[Your goal] What is the count of lines in the listing below that hold the string "this"? Reply with that number alone.

----- Material provided -----

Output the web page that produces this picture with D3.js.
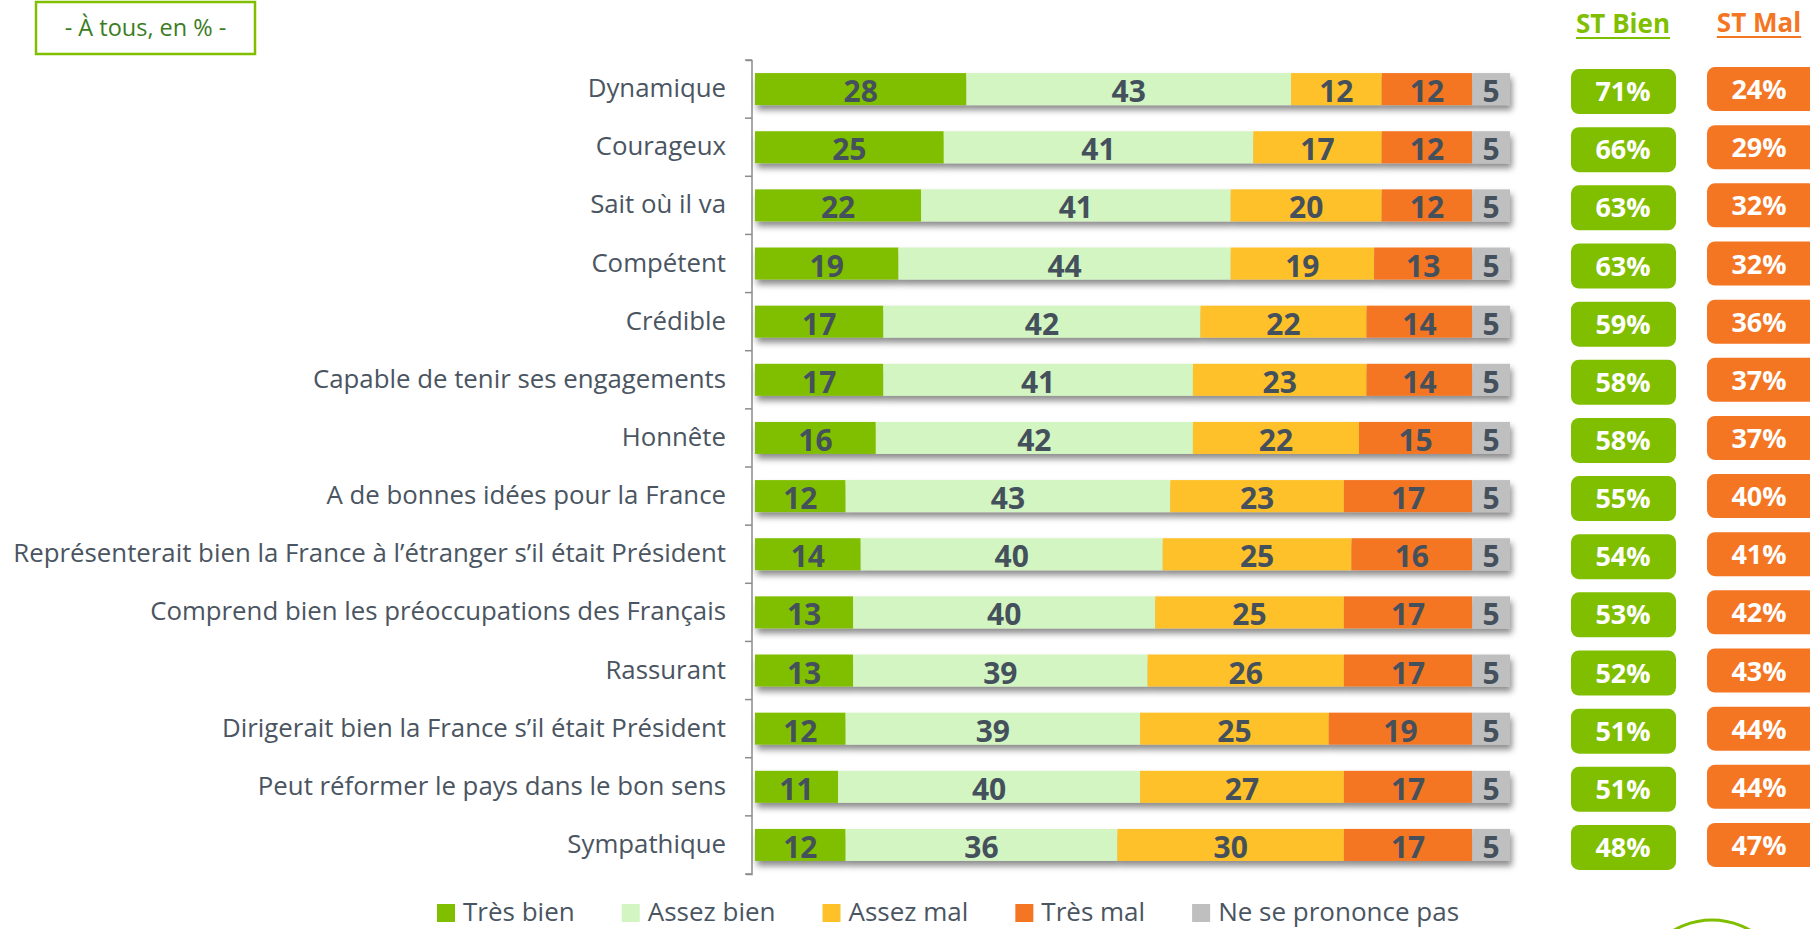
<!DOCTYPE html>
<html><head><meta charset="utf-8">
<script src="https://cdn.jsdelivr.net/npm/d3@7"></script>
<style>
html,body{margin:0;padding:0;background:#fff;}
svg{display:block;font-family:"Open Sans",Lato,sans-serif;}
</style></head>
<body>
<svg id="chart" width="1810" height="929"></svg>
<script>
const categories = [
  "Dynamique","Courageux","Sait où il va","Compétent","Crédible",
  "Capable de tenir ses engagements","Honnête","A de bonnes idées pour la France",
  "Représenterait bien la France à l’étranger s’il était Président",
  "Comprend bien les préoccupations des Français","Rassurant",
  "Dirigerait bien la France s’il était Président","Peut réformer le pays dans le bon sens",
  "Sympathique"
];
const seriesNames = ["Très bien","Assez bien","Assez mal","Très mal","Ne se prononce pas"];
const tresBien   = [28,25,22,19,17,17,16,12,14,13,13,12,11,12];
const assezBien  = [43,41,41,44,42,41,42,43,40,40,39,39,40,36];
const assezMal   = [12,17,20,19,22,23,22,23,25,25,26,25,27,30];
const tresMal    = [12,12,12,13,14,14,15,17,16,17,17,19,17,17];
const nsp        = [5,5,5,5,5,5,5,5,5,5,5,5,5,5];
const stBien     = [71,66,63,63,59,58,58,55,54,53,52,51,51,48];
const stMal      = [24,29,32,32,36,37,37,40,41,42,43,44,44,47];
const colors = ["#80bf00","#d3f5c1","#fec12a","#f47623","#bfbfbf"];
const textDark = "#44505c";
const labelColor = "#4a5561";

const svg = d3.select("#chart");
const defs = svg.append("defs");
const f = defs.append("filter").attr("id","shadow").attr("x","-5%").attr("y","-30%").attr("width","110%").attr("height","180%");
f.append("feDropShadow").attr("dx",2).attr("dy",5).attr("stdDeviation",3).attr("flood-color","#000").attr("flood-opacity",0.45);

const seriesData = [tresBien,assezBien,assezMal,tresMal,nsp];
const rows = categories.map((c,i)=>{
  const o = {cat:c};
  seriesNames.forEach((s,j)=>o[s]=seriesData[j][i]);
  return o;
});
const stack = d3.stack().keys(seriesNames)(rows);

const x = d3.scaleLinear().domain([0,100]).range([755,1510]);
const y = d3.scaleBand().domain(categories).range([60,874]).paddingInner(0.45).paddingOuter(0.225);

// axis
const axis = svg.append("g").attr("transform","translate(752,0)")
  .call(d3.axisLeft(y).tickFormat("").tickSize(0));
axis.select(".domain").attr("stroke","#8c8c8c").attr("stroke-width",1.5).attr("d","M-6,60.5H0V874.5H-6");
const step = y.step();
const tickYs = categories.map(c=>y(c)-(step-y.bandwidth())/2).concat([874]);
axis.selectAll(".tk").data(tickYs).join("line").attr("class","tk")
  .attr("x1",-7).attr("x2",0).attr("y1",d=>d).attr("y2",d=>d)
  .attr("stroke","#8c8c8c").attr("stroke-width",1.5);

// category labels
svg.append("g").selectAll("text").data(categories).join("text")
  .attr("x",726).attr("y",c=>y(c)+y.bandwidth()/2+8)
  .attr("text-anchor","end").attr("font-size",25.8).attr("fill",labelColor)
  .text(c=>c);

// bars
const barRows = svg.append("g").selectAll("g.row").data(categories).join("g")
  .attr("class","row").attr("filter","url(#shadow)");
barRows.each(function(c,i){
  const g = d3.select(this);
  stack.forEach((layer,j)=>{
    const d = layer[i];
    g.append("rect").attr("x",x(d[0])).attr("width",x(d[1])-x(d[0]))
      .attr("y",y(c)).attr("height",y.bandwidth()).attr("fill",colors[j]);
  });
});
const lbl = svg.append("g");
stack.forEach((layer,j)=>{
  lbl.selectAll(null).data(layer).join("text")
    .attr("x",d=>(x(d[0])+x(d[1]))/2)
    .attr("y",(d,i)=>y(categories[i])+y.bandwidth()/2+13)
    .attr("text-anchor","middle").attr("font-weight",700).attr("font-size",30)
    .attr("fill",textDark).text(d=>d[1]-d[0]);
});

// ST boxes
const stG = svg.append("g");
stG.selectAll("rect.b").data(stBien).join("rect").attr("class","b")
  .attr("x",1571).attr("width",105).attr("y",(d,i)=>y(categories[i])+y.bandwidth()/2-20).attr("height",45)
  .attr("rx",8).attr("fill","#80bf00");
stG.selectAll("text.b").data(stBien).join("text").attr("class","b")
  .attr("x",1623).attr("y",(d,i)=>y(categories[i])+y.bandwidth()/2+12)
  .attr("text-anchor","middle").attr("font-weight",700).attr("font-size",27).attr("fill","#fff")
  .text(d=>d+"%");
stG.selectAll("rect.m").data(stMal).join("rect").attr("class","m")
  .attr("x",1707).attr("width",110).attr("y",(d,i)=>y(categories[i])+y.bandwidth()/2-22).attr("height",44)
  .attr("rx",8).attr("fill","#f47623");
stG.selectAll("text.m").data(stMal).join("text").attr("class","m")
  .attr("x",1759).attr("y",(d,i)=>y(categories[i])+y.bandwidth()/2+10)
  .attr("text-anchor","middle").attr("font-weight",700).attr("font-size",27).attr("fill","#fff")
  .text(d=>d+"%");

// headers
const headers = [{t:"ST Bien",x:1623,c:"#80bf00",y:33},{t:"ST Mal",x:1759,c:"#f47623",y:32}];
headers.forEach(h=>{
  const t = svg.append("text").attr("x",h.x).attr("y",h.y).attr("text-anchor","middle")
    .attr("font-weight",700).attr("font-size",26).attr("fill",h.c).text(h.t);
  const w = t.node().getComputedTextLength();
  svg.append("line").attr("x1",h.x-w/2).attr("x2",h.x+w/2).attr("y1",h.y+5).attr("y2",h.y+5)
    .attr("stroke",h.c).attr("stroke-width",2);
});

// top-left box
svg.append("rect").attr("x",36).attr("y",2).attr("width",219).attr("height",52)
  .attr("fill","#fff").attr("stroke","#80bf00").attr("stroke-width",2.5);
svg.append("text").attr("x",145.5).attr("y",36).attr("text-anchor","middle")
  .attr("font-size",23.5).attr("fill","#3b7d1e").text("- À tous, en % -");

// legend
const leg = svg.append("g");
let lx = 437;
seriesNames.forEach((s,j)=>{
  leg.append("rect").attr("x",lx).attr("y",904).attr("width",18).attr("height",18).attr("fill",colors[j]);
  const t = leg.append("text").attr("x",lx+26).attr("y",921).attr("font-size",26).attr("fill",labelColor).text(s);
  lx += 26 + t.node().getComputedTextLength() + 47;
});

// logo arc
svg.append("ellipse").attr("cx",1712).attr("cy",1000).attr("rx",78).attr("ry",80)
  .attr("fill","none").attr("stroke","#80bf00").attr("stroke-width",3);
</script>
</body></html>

-----

[Answer] 2